Shipping index falls to six-month low

user-gravatar Headshot

The Baltic Dry Index — an index that tracks global shipping rates for bulk commodities — fell to a six-month-low reading of 6,462 Friday, Jan. 18, down nearly 30 percent since the start of the year and 42 percent from an all-time high reached Nov. 13, according to the Baltic Exchange in London.

The gauge, which tracks freight rates on the mammoth vessels that carry tons of soybeans, corn, coal and metals across the globe, is used by economists to get an early read on global trade and growth trends. When demand for those basic materials shrinks, freight rates drop and the index tumbles. The trend provides an early snapshot of trade volumes before governments compute reports.

“It’s fallen quite significantly,” Bernard Baumohl, managing director at The Economic Outlook Group in Princeton, N.J., told the San Francisco Chronicle today, Jan. 21. “It points to a slowing in the global economy.”

The recent, sharp decline in the Baltic Dry Index comes after a steep run-up in the past two years.

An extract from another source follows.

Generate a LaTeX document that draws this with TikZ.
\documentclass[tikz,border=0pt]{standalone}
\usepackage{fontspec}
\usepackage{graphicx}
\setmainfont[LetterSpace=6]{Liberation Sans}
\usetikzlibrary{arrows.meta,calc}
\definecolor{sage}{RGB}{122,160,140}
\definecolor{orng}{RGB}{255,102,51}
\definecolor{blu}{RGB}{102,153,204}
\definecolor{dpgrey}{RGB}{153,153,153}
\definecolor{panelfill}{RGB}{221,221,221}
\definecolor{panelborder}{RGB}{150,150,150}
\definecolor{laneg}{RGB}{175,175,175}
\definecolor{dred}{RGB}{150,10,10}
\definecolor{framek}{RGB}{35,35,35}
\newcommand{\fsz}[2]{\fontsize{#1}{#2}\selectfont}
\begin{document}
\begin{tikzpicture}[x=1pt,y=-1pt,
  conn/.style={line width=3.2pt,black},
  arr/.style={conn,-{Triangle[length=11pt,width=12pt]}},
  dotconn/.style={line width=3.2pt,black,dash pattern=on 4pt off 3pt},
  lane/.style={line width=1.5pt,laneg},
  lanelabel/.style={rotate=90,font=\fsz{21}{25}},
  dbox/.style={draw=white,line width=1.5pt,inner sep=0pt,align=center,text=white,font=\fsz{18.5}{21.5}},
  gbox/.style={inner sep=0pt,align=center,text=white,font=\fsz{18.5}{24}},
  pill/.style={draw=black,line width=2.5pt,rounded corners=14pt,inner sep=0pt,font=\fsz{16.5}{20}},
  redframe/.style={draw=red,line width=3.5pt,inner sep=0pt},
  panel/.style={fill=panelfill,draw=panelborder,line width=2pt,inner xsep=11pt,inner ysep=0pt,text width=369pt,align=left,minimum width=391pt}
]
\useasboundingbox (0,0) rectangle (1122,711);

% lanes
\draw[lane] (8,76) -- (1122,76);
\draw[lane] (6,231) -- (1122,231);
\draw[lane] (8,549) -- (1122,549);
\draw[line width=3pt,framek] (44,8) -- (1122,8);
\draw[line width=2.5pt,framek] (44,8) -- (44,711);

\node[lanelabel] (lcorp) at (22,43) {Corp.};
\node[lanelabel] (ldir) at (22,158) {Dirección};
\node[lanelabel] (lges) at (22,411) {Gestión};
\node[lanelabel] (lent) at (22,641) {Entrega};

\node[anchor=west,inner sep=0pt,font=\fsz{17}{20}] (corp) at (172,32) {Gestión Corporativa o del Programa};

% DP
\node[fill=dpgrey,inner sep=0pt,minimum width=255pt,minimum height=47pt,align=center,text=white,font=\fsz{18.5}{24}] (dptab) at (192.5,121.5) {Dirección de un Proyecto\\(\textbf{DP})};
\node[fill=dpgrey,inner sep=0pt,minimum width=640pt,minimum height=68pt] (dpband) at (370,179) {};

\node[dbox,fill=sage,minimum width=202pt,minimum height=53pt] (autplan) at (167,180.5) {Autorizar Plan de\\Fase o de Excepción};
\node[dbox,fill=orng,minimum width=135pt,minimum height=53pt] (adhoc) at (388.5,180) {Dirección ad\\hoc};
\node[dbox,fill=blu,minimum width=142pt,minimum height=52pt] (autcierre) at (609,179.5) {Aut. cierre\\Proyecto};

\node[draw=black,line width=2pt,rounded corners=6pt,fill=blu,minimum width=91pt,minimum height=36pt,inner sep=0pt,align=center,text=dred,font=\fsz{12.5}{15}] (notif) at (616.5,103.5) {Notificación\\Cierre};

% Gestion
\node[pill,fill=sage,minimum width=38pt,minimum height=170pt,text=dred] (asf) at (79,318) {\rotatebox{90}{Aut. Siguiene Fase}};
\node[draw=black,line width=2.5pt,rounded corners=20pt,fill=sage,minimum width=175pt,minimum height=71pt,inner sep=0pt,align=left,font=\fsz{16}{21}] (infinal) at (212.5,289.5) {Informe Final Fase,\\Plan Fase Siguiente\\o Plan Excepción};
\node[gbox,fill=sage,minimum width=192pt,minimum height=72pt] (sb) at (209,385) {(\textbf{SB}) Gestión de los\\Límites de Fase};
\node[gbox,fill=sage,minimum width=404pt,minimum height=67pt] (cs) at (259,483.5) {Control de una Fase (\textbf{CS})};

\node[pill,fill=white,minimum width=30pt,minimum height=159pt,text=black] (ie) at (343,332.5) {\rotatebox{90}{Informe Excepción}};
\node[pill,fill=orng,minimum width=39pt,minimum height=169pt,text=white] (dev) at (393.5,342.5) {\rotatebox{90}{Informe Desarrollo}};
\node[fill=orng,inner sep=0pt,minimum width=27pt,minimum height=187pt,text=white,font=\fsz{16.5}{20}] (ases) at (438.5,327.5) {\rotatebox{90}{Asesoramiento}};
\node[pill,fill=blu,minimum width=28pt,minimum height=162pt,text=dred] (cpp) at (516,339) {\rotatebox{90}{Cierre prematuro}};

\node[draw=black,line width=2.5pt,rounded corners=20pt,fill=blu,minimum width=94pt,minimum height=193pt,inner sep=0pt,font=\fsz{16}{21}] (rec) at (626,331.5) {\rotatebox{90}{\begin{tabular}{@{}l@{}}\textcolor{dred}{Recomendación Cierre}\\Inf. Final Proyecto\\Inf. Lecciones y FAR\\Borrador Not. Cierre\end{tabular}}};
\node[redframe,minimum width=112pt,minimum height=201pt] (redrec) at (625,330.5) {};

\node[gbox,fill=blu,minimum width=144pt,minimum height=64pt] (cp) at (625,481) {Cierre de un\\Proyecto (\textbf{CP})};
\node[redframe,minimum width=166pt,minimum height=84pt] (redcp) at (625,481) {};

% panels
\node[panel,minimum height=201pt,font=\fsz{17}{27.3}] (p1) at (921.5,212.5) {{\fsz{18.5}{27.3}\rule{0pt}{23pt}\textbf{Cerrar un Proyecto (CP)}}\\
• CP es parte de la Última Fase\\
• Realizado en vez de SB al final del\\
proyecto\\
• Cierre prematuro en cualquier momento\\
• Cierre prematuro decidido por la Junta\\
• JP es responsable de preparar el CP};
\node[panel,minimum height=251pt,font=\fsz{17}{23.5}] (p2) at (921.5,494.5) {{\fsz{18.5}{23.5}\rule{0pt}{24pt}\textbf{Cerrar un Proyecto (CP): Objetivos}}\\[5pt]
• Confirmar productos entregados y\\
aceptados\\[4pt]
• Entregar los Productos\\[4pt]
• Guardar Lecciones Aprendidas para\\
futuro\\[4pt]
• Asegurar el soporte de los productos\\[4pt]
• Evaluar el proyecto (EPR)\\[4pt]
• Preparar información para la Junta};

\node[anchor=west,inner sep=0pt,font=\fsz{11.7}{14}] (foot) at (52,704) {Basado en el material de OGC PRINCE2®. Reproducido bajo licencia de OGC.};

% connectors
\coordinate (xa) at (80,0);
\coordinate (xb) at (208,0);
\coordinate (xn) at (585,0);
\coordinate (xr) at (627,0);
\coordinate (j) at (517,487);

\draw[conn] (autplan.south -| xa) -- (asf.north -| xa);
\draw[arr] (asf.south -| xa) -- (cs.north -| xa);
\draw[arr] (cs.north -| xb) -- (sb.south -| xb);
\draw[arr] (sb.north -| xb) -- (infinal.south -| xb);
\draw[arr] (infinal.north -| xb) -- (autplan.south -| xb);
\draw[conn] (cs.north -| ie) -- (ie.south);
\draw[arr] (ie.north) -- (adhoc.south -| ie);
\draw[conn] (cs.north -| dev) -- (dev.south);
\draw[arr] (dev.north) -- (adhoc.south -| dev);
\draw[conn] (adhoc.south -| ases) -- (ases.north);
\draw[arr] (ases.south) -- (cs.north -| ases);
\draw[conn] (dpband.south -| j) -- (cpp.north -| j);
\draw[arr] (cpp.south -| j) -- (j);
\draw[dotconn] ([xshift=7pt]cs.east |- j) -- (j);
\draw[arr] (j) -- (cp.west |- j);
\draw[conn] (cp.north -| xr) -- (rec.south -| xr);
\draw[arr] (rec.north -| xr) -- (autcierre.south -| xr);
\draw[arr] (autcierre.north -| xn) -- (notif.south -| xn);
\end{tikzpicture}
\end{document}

These gains corresponded with continued strong demand from fast-growing economies like China and India for the basic materials used to build infrastructure and manufacture goods for exports.

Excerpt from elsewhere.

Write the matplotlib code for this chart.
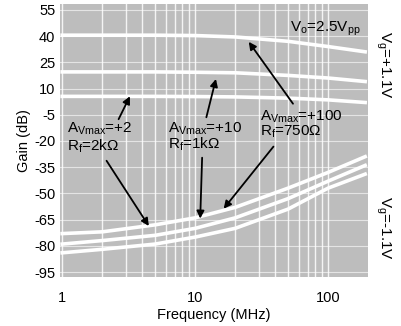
import numpy as np
import matplotlib
matplotlib.use('Agg')
import matplotlib.pyplot as plt

plt.rcParams['font.family'] = ['Liberation Sans Narrow', 'Liberation Sans', 'DejaVu Sans']
plt.rcParams['mathtext.fontset'] = 'custom'
plt.rcParams['mathtext.rm'] = 'Liberation Sans'

# frequency points (MHz)
freq = [1, 2, 5, 10, 20, 50, 100, 190]
# Vg = +1.1V curves (dB)
g_hi_100 = [40.5, 40.5, 40.5, 40.3, 39.5, 37.0, 34.0, 31.0]
g_hi_10 = [19.5, 19.5, 19.5, 19.3, 19.0, 17.5, 16.0, 14.0]
g_hi_2 = [5.5, 5.5, 5.5, 5.4, 5.2, 4.5, 3.5, 2.0]
# Vg = -1.1V curves (dB)
g_lo_a = [-73, -72, -68, -64, -58, -47, -38, -29]
g_lo_b = [-79, -77, -74, -70, -64, -53, -43, -34]
g_lo_c = [-84, -82, -79, -75, -70, -59, -47, -39]

yticks = [55, 40, 25, 10, -5, -20, -35, -50, -65, -80, -95]
xticks = [1, 10, 100]

fig = plt.figure(figsize=(4.01, 3.26), dpi=100)
ax = fig.add_axes([0.150, 0.150, 0.768, 0.838])
ax.set_facecolor('#bdbdbd')
ax.set_xscale('log')
ax.set_xlim(0.965, 200)
ax.set_ylim(-97.9, 58.4)

# white grid
minor = [m * d for d in (1, 10, 100) for m in range(2, 10) if m * d < 200]
for v in minor + xticks:
    ax.axvline(v, color='white', lw=1.0, alpha=0.85, zorder=1)
for v in yticks:
    ax.axhline(v, color='white', lw=0.8, alpha=0.6, zorder=1)

for g in (g_hi_100, g_hi_10, g_hi_2, g_lo_a, g_lo_b, g_lo_c):
    ax.plot(freq, g, color='white', lw=2.6, zorder=2)

for s in ax.spines.values():
    s.set_visible(False)
ax.tick_params(length=0, labelsize=10.5)
ax.tick_params(axis='x', pad=10)
ax.set_xticks(xticks)
ax.set_xticklabels(['1', '10', '100'])
ax.xaxis.set_minor_locator(matplotlib.ticker.NullLocator())
ax.set_yticks(yticks)
ax.set_yticklabels([str(v) for v in yticks])
ax.set_xlabel('Frequency (MHz)', fontsize=10.5, labelpad=2)
ax.set_ylabel('Gain (dB)', fontsize=10.5, labelpad=2)

fs = 11
ax.text(1.08, -13, r'$\mathregular{A_{Vmax}}$=+2', fontsize=fs, va='center', zorder=5)
ax.text(1.08, -23, r'$\mathregular{R_f}$=2k$\Omega$', fontsize=fs, va='center', zorder=5)
ax.text(6.2, -13, r'$\mathregular{A_{Vmax}}$=+10', fontsize=fs, va='center', zorder=5)
ax.text(6.2, -22, r'$\mathregular{R_f}$=1k$\Omega$', fontsize=fs, va='center', zorder=5)
ax.text(31, -6, r'$\mathregular{A_{Vmax}}$=+100', fontsize=fs, va='center', zorder=5)
ax.text(31, -15, r'$\mathregular{R_f}$=750$\Omega$', fontsize=fs, va='center', zorder=5)
ax.text(175, 44, r'$\mathregular{V_o}$=2.5$\mathregular{V_{pp}}$', fontsize=fs, va='center', ha='right', zorder=5)

fig.text(0.955, 0.80, r'$\mathregular{V_g}$=+1.1V', fontsize=fs, rotation=270, ha='center', va='center')
fig.text(0.955, 0.30, r'$\mathregular{V_g}$=-1.1V', fontsize=fs, rotation=270, ha='center', va='center')

arr = dict(arrowstyle='-|>', color='black', lw=1.3, mutation_scale=11)
ax.annotate('', xy=(3.3, 7), xytext=(2.6, -9), arrowprops=arr, zorder=6)
ax.annotate('', xy=(4.6, -70), xytext=(2.1, -30), arrowprops=arr, zorder=6)
ax.annotate('', xy=(14.5, 17), xytext=(12, -8), arrowprops=arr, zorder=6)
ax.annotate('', xy=(10.9, -66), xytext=(11.3, -28), arrowprops=arr, zorder=6)
ax.annotate('', xy=(24.6, 38), xytext=(56, 0), arrowprops=arr, zorder=6)
ax.annotate('', xy=(15.9, -60), xytext=(40, -22), arrowprops=arr, zorder=6)

fig.savefig('out.png', dpi=100)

Though the decline is “probably consistent with some slowing in global growth, the dire economic scenario that some are suggesting is signaled by the BDI correction overstates the case,” wrote Bank of America analyst Robert Sinche.

The index, which is compiled by the Baltic Exchange, does not include liquid commodities like oil or manufactured goods like TV sets. About half of the major shipping routes whose rates are tracked in the index have a component in China, said a spokesman for the Exchange, set up 264 years ago as a marketplace for merchants and ship owners.

“Freight has been in a recession since late 2006,” said Bear Stearns analyst Edward Wolfe in a report Friday. Demand has yet to improve. Still, he predicted the sector, which often leads the bottom of the economy by six to eight quarters, would rebound this year. “Most transport stocks will outperform the broader market this year.”